As Relativity CEO Tim Ellis himself noted, the company is about two years behind its initial goal of a 2020 launch debut, but it’s far from alone in that regard. Virtually all of its most direct competitors are in similar boats. Out of sheer coincidence, startups ABL Space and Firefly Space are working towards orbital launch attempts of their similarly sized RS1 and Alpha rockets – ABL for the first time and Firefly for the second time – as early as summer 2022. Now, so is Relativity.
Almost simultaneously, all three companies have announced that both stages of their Terran-1, RS1, and Alpha rockets have arrived at their respective launch sites in Florida, Alaska, and California. Firefly, who has already successfully static fired Alpha’s first and second stages, is undoubtedly in the lead, but ABL Space and Relativity are neck and neck for second.

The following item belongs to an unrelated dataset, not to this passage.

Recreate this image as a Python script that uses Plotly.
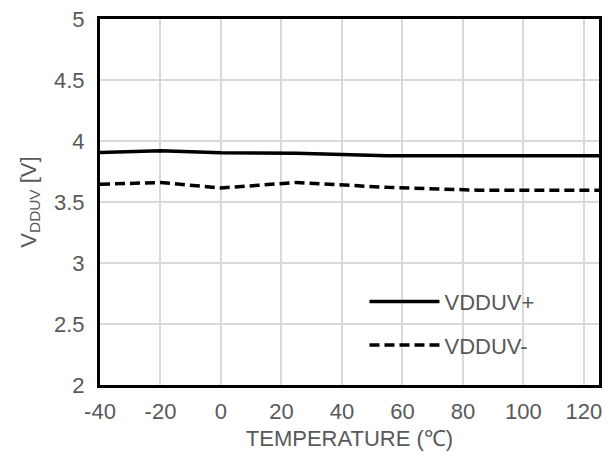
import plotly.graph_objects as go

temperature = [-40, -20, 0, 25, 55, 85, 105, 125]
vdduv_plus = [3.905, 3.92, 3.903, 3.90, 3.88, 3.88, 3.88, 3.88]
vdduv_minus = [3.645, 3.66, 3.615, 3.66, 3.62, 3.597, 3.597, 3.597]
x_ticks = [-40, -20, 0, 20, 40, 60, 80, 100, 120]
x_tick_labels = ["-40", "-20", "0", "20", "40", "60", "80", "100", "120"]
y_ticks = [2, 2.5, 3, 3.5, 4, 4.5, 5]
y_tick_labels = ["2", "2.5", "3", "3.5", "4", "4.5", "5"]

FONT = "Liberation Sans, Arial, sans-serif"
GRAY = "#595959"
FS = 22

fig = go.Figure()
fig.add_trace(go.Scatter(x=temperature, y=vdduv_plus, mode="lines", name="VDDUV+",
                         legendgroup="a",
                         line=dict(color="black", width=3.5)))
fig.add_trace(go.Scatter(x=temperature, y=vdduv_minus, mode="lines", name="VDDUV-",
                         legendgroup="b",
                         line=dict(color="black", width=3.5, dash="10px,5px")))

fig.update_layout(
    width=609, height=463,
    margin=dict(l=100, r=7, t=16, b=78),
    paper_bgcolor="white", plot_bgcolor="white",
    font=dict(family=FONT, size=FS, color=GRAY),
    showlegend=True,
    legend=dict(x=0.53, y=0.285, xanchor="left", yanchor="top",
                bgcolor="rgba(0,0,0,0)", itemwidth=70,
                tracegroupgap=12, font=dict(size=FS, color=GRAY)),
    xaxis=dict(range=[-40, 125], tickvals=x_ticks, ticktext=x_tick_labels,
               showgrid=True, gridcolor="#d9d9d9", gridwidth=2, zeroline=False,
               showline=True, linecolor="black", linewidth=3, mirror=True,
               ticks="", ticklabelstandoff=5, tickfont=dict(size=FS, color=GRAY),
               title=dict(text="TEMPERATURE (℃)", font=dict(size=FS, color=GRAY), standoff=8)),
    yaxis=dict(range=[2, 5], tickvals=y_ticks, ticktext=y_tick_labels,
               showgrid=True, gridcolor="#d9d9d9", gridwidth=2, zeroline=False,
               showline=True, linecolor="black", linewidth=3, mirror=True,
               ticks="", ticklabelstandoff=8, tickfont=dict(size=FS, color=GRAY),
               title=dict(text="V<sub>DDUV</sub> [V]", font=dict(size=FS, color=GRAY), standoff=12)),
)

fig.write_html("out.html")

Both of the latter startups have successfully qualified the smaller, less powerful upper stages of their RS1 and Terran-1 rockets. Both intend to conduct final booster qualification testing – including the first all-engine, full-power static fires – at their launch sites. ABL has a bit of a leg up over Relativity, as it delivered its RS1 booster to its Kodiak, Alaska launch pad months ago. Still, Relativity appears to be on a roll and delivered both stages of its unique 3D-printed Terran-1 rocket to its Cape Canaveral launch site just a few weeks apart in May and June 2022. ABL Space also suffered a major failure during its first attempted upper stage qualification, though the company rapidly recovered. At least publicly, Relativity has experienced no major stage failures while developing Terran-1.



Alpha, RS1, and Terran-1 are all designed to launch roughly 1.2-1.35 tons (2600-3000 lb) to low Earth orbit. All three are roughly the same size and designed to be expended after every launch. Terran-1 and RS1 are designed to launch up to 1.25 and 1.35 tons for $12 million, while Alpha is a bit more expensive at $15 million for 1.17 tons. RS1 is a largely traditional welded-aluminum rocket not unlike SpaceX’s Falcon 1, but with nine smaller booster engines instead of Falcon 1’s one. Alpha is almost entirely built out of carbon fiber composites and is powered by four slightly larger main engines.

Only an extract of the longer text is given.